Revenues can also be used to fund services that people with low incomes use more. The cap-and-trade dollars spent in disadvantaged communities is an example: Combined with the California Climate Credit, it has led to higher benefits than costs to people with low incomes in California.

It’s also worth noting that road pricing can save low-income workers money. Think for example of a single parent rushing from work to pick up a child from day care before being hit with a late pick-up fee. The option to pay for a fast lane on the freeway would likely be lower than the late pick-up fee. This is at least what researchers found in their evaluation of who opted into Southern California HOT lanes.

Another consideration is geographic equity. Pricing policies that lower emissions in historically polluted, disadvantaged communities would be a much-needed relief. Neighborhoods near freeways, where many drivers idle in line to get on or off the freeway, are often low-income neighborhoods and/or communities of color. Clearing the congestion and emissions in these neighborhoods is the right thing to do. In addition, if a pricing policy re-routes more traffic and exhaust into such neighborhoods, this is a step in the wrong direction. Using circulation models that can incorporate these patterns can help avoid policies that simply divert traffic, injuries and emissions instead of truly addressing them.

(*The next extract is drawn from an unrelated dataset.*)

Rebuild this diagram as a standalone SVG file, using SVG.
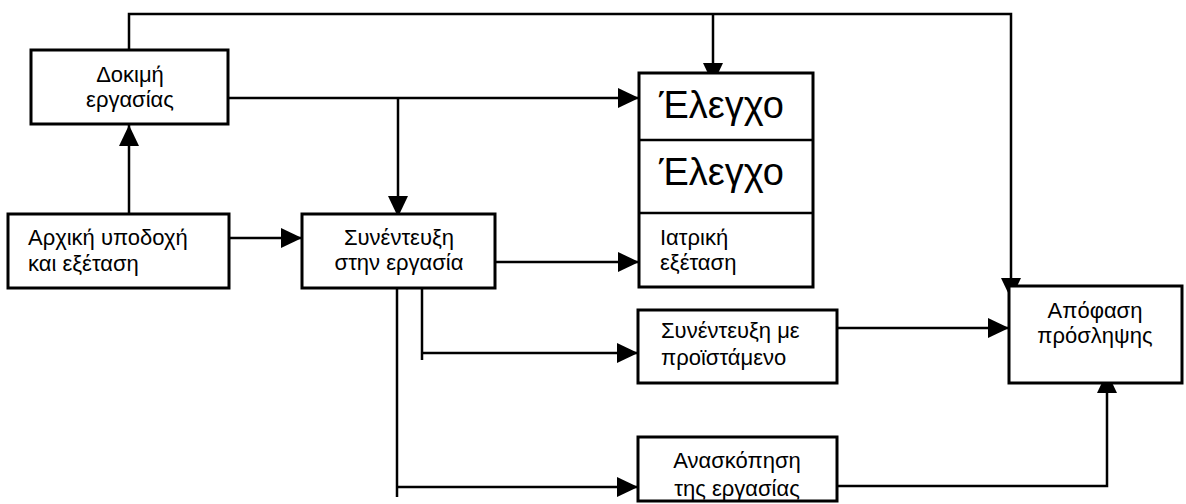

Lastly, there is modal equity. In London’s decongestion pricing policy, researchers found that bus and tube crowding increased with the new charge, slowing down commutes for those who’d already been taking transit. It’s important to invest revenues to speed up and improve service to make sure that long-time transit riders don’t have slower commutes because of road pricing policies.

Conclusion

In the end, Bay Area residents, workers and policymakers have a lot of choices to make about the future we want to create and how transportation pricing policies can be tailored to help us get there. There’s a lot to weigh and a lot of experimentation to do in order to get it right and keep it working in a society with evolving needs. But doing nothing — letting people get sick from exhaust and letting billions of dollars of human talent while away in traffic — is not the solution. We can build a brighter future, and part of the path to it is getting the prices right.